春运:为了团圆的离别 28亿人次迁徙前夜数小时
新华社北京2月4日电 题:为了团圆的离别——28亿人次迁徙的前夜数小时
新华社记者王晓磊、双瑞、丁静
2015春运,缓缓拉开序幕。28亿人次,无数离别和重逢。
一如往年,但又不同往年。有的人是众多次重复之一,有的是人生头一遭。
在3日晚的夜幕下,春运的前几个小时,正发生着什么故事?
守夜
沿着铁路线,进入隧道仅500米,就像进入了无光的深海。
一列装束如霍比特人的队伍,手握标枪般的冰杆,正无声地快速行进着。头灯,是他们唯一的光源。
他们是神秘的“打冰人”,每天的任务是除掉隧道里的坚冰,保护列车安全,工作地点是偏僻的北京铁路局丰台工务段云彩岭工区隧道。
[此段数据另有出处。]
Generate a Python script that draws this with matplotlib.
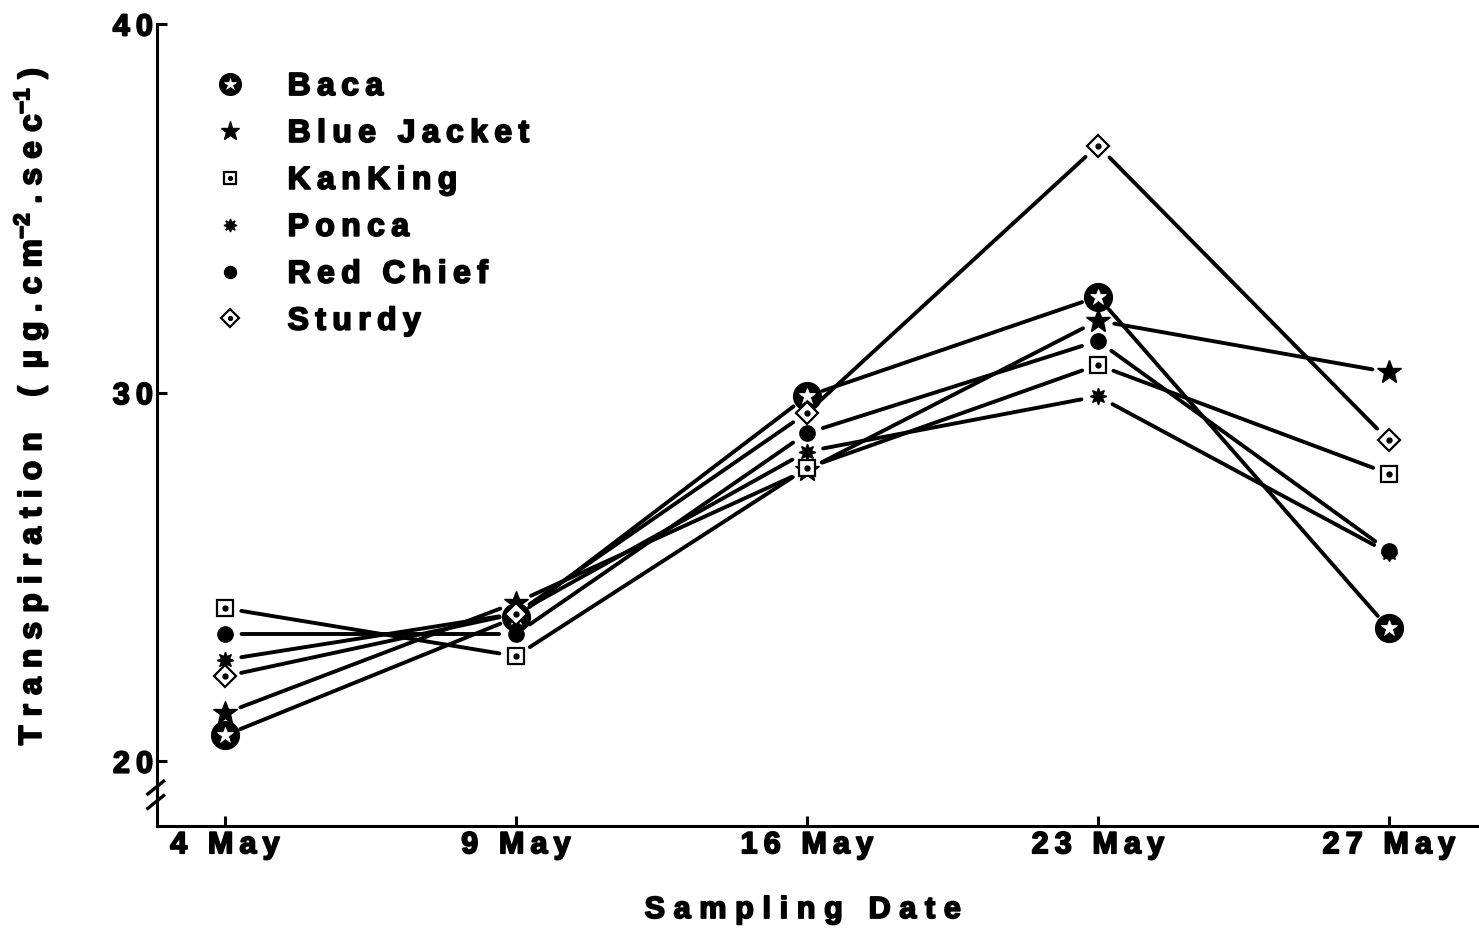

90后罗晓刚是“打冰人”之一。平时喜欢网游“梦幻西游”的他,早已学会在工作时保持沉默——这里绝不允许说话,以便随时听清防护员的警报。每当巨大的冰锥被打掉,就会迅速被推入两旁的排水沟。
20公里隧道中,有500多个冰点。有时候一觉醒来,冰柱又结成大腿般粗。
警报猛然响起,一辆拉煤车隆隆驶来,顿时柴油味刺鼻,噪声让耳鼓胀痛。罗晓刚和同伴熟练地闪入避车洞。巨大的隧道风中,头灯周围的煤屑如乱飞的蛾子。
“明年这里会用科技手段除冰。”出隧道后,罗晓刚说,这是他最后一次春运打冰了。
和整晚沉默的罗晓刚相比,另一个“春运守夜人”张博的工作截然相反——说话。
作为京沪高铁调度员,他的工作地点是北京铁路局4050平方米的巨大调度指挥厅。晚上9点,距春运还有数小时,他已下了上百条命令。
高铁正日渐成为春运主力,2014年春运就发送了8688万人。作为“司令部”成员,张博和同事们指挥列车、调整计划、发布调度……每一个指令都关系重大。
短暂间歇中,他抽过一块白板,随手便给记者画出中国“四纵四横”的所有高铁线路。其中的一纵,他加粗几笔,那是京沪高铁。“我从小就是铁路发烧友。一上工位,我就觉得兴奋。”
然而,今夜张博所要说的话,和韩伟臻相比,则又少得多。
41岁的韩伟臻语速奇快。当了7年郑州火车站值班站长,早已习惯了春运的“战时”节奏。“长年累月,我说话的速度已经降不下来了。”
正和记者说话间,电话铃又响起。她抄起话筒,才听几秒便明白了,然后完全没有标点符号、不断句地一口气作答:“对对这个贵阳站硬座这个凯里站没有咱郑州跟咱没关系……”
站票
时针已过11时,中国大地上,从北到南,2015年春运的首批乘客,正缓缓进入他们的列车。
广州东站,一番短暂的家庭会议后,周博林一家决定花30元提前进站。“没买到坐票。车子要开26小时40分钟,想先占个位子让娃儿睡觉。”
他们登上开往重庆北的3806次车,如愿地在一处洗手隔间找到了位置。小博林的父亲、一个戴眼镜的瘦弱男子紧紧守着一处角落。和人摩擦碰撞后,他会歉意地笑笑,但绝不轻易移动。这是他给孩子选的睡觉的地方。
在拥挤车厢的另一头,45岁的农民工陈建正率领“家庭打工团”,人手一张绿色折叠板凳,准备回到家乡四川达州。这个团由妻子和3个儿子组成,已在东莞奋斗了数年。
由于没买到坐票,陈建不住埋怨19岁的大儿子陈跃辉:“你不是说很懂电脑吗?怎么给我搞了五张站票?”
“已经很不容易了,我都用了抢票软件。实在是玩不过别人……”陈跃辉懊恼说。
老二陈彬、老三陈林对长途旅行准备充分,每人一只满格的充电宝,并互相比较着手机剩余流量。最后小弟陈林败下阵来。“不过刷朋友圈应该够了吧。”他嘟囔着。
郑州火车站,47岁的张秀德高高坐在六七个大包小包上,几乎两脚悬空。“春节必须回家。买不到座,站着也要回家。”他用不容置疑的语气对旁边的妻子杨方英说。
两口子家在贵州省罗甸县,到河南打工15年了。儿子吃不了工地上的苦,不愿意来相聚,宁愿在广东“漂”着,寻找更大的机会。
杨方英小声告诉记者,每年一进腊月,丈夫就立刻筹划回家,从没间断过,对儿子也是这么要求。“到哪里做事都随便,过年就必须回去。”